HumanSignal / label-studio-converter

Tools for converting Label Studio annotations into common dataset formats
https://labelstud.io/
255 stars 132 forks source link

make create_tokens_and_tags robust against missing annotation fields #61

Open tomasohara opened 2 years ago

tomasohara commented 2 years ago

Hi, I ran into a problem with the CONLL converter failing due to a missing label in the annotations.

Although this is a problem with the label studio proper, it would be good for the converter to be more robust. For example, any access to the hash should use h.get('k', default) rather than h['k']. The default should allow the code to produce a reasonable approximation, as follows:

span['labels'][0]
=>
span.get('labels', ["_missing_"])[0]

Alternatively, having better exception handling would be good, provided it can pinpoint the source of the error.

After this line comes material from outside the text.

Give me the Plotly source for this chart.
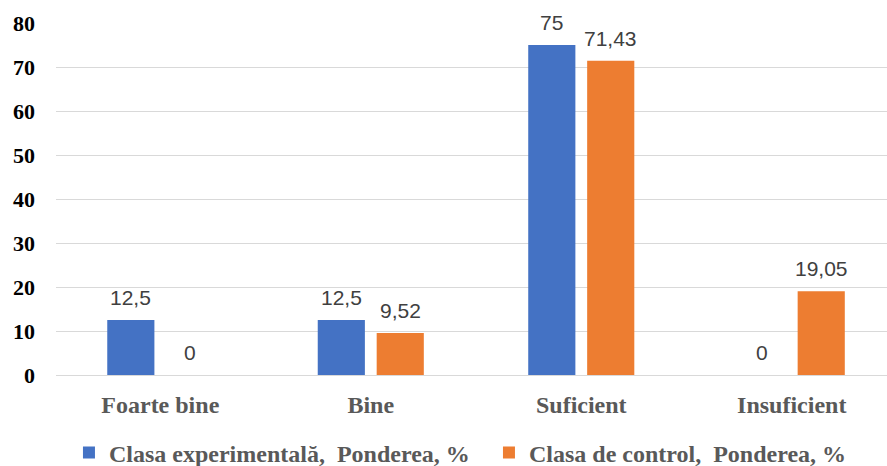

Here's a simple illustration:

create_tokens_and_tags("My dog has ugly fleas",
                       [{'start': 3,
                         'end': 6,
                         'text': 'dog',
                         'type': 'Labels'}])
=>
KeyError: 'labels'

The attached file _bad-annotation.json.txt contains an actual export with the issue.

See extract_tokens_and_tags in the attached file (misc_converter.py.txt), which is in the context of an XML-extension I am working on.

As mentioned in issue #15, this needs work before it is ready for a pull request.

KonstantinKorotaev commented 2 years ago

Hi @tomasohara The issue is fixed in the latest converter package (version 0.0.37) , could you please check if it solves your problem?